What is expected: Start at the line holding "What seaborn and", stop at the line holding "import pandas as pd", and repeat those lines exactly, both ends included; skip the pictures.

Task inputs:
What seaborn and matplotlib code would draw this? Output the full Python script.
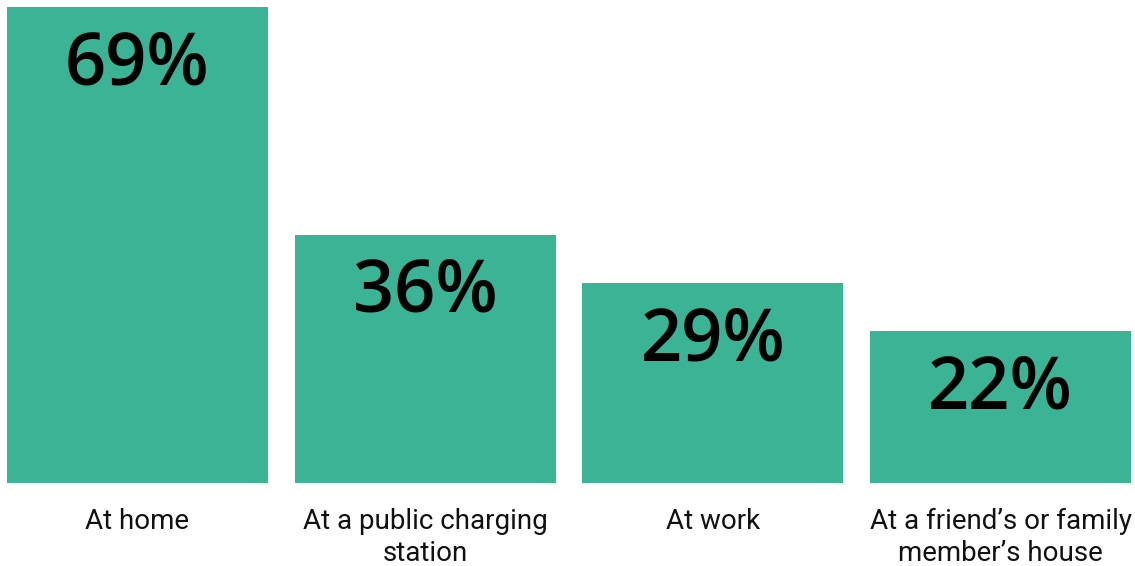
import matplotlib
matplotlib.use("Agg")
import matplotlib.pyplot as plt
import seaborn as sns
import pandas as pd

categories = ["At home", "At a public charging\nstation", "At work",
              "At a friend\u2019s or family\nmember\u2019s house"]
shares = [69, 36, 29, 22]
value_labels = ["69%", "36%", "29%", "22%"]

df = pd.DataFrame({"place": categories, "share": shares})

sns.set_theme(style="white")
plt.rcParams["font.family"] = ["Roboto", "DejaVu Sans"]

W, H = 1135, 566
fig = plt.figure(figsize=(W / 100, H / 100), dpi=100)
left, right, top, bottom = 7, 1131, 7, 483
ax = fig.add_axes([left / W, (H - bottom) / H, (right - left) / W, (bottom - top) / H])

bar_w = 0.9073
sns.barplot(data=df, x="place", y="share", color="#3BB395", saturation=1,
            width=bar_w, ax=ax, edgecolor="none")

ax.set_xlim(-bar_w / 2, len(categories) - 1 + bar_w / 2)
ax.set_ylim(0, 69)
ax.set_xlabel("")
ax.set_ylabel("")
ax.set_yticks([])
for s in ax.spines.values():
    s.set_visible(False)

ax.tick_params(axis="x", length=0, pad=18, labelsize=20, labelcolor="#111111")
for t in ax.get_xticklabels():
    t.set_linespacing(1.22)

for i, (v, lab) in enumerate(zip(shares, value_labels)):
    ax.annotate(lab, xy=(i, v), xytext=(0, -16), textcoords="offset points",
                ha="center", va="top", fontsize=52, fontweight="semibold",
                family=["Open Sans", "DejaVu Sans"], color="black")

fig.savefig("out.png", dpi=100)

---

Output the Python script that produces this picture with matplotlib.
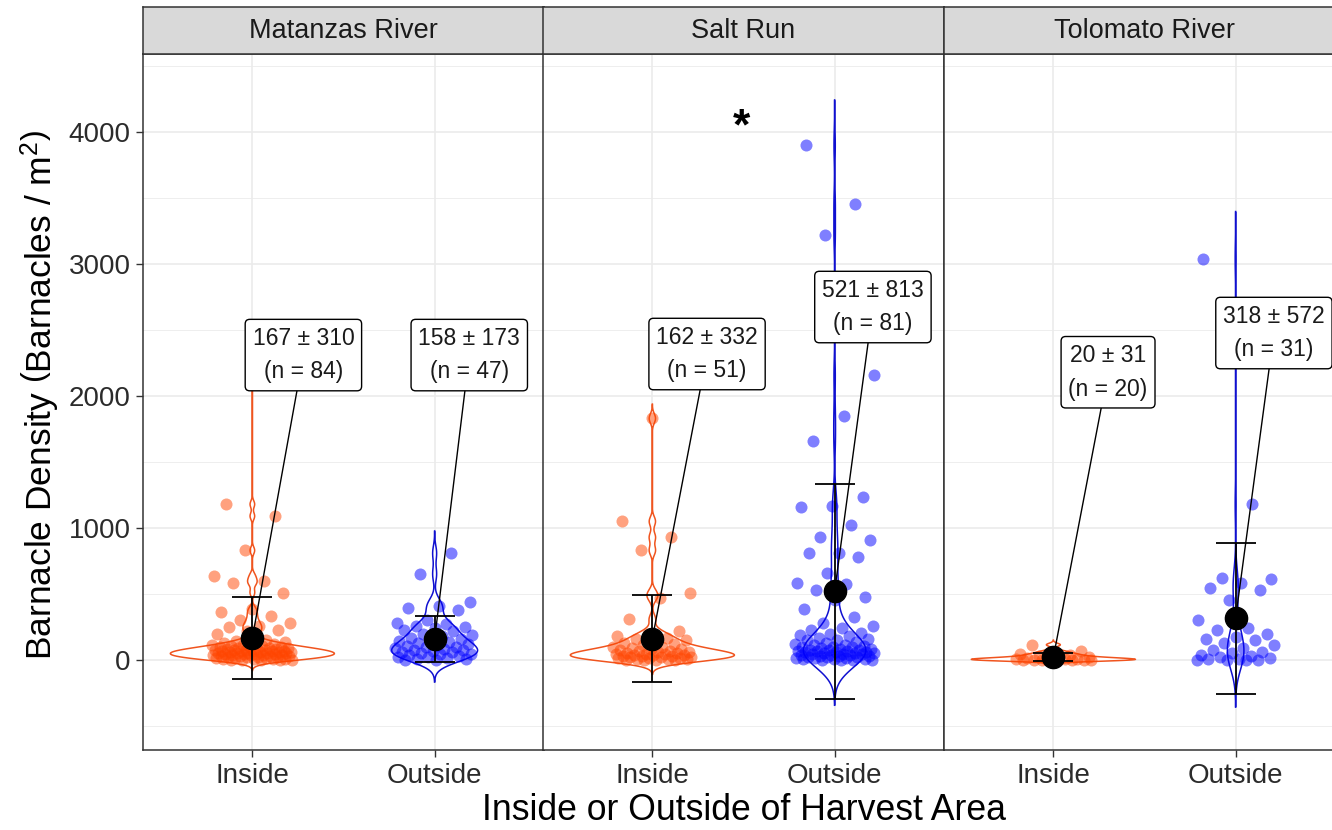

==

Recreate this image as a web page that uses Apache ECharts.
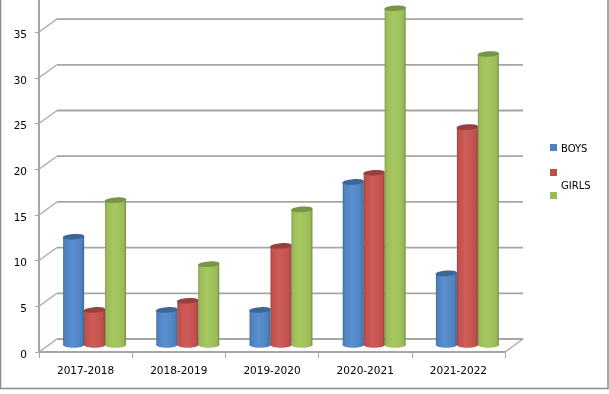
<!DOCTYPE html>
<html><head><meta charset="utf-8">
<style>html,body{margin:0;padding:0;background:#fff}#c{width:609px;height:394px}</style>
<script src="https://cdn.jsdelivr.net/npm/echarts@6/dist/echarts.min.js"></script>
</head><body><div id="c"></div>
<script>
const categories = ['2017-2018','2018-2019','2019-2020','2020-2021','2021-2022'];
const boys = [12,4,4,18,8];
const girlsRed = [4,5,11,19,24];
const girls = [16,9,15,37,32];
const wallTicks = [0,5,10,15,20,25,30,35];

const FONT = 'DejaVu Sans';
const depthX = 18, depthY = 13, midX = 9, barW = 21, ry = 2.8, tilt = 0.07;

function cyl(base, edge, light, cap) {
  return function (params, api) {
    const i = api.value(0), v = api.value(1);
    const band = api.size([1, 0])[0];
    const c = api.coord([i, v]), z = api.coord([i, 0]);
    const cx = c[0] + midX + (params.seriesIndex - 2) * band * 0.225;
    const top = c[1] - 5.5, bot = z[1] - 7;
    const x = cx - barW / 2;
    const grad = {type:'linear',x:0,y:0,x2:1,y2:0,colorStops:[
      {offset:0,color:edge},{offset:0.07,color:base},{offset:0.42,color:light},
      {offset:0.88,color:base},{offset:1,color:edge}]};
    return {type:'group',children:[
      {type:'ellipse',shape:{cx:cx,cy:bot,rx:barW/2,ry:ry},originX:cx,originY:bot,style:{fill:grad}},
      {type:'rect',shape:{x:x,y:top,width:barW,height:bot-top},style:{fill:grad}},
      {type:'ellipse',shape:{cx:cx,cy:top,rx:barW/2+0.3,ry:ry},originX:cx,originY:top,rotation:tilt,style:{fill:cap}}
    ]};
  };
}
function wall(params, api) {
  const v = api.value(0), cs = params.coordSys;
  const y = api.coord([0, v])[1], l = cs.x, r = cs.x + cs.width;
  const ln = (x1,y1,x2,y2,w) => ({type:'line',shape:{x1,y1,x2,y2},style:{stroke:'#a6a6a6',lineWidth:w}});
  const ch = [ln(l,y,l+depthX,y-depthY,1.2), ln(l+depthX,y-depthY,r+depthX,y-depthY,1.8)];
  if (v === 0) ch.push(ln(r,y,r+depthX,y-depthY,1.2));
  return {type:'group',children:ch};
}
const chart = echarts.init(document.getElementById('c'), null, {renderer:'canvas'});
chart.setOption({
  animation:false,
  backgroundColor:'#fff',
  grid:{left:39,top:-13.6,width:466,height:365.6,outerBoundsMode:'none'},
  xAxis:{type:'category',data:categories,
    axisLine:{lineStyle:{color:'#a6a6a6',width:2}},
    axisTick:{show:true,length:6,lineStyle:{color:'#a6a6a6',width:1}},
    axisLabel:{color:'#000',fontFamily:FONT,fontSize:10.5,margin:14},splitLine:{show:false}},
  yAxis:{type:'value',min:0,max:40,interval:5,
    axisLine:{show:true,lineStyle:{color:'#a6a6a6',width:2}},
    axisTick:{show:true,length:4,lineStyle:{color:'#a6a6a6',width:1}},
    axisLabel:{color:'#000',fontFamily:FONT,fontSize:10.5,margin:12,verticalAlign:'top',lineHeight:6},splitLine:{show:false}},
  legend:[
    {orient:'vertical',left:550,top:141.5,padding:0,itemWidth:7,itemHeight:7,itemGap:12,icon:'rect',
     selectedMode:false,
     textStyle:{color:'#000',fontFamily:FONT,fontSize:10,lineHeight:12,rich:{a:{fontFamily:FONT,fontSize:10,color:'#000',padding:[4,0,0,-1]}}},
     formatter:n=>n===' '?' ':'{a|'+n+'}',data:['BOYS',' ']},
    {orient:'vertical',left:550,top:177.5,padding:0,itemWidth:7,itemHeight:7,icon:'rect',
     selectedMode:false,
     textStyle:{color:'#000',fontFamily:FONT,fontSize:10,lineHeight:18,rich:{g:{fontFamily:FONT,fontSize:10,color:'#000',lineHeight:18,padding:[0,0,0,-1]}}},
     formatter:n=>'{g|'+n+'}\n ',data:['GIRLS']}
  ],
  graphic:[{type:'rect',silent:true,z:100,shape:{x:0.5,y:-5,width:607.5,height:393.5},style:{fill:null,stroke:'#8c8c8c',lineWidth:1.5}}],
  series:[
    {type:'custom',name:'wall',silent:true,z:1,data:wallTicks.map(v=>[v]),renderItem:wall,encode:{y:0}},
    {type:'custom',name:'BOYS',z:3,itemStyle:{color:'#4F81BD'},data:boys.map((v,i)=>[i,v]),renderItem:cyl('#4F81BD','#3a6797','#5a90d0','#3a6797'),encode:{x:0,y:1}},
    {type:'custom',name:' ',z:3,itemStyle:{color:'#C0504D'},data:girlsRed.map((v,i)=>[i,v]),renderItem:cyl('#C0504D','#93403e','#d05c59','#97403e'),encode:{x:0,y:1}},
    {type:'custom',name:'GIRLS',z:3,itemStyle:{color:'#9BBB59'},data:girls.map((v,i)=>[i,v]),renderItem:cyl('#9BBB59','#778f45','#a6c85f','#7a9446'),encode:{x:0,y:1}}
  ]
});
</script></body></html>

Exercise answer:
What seaborn and matplotlib code would draw this? Output the full Python script.
import matplotlib
matplotlib.use("Agg")
import matplotlib.pyplot as plt
import seaborn as sns
import pandas as pd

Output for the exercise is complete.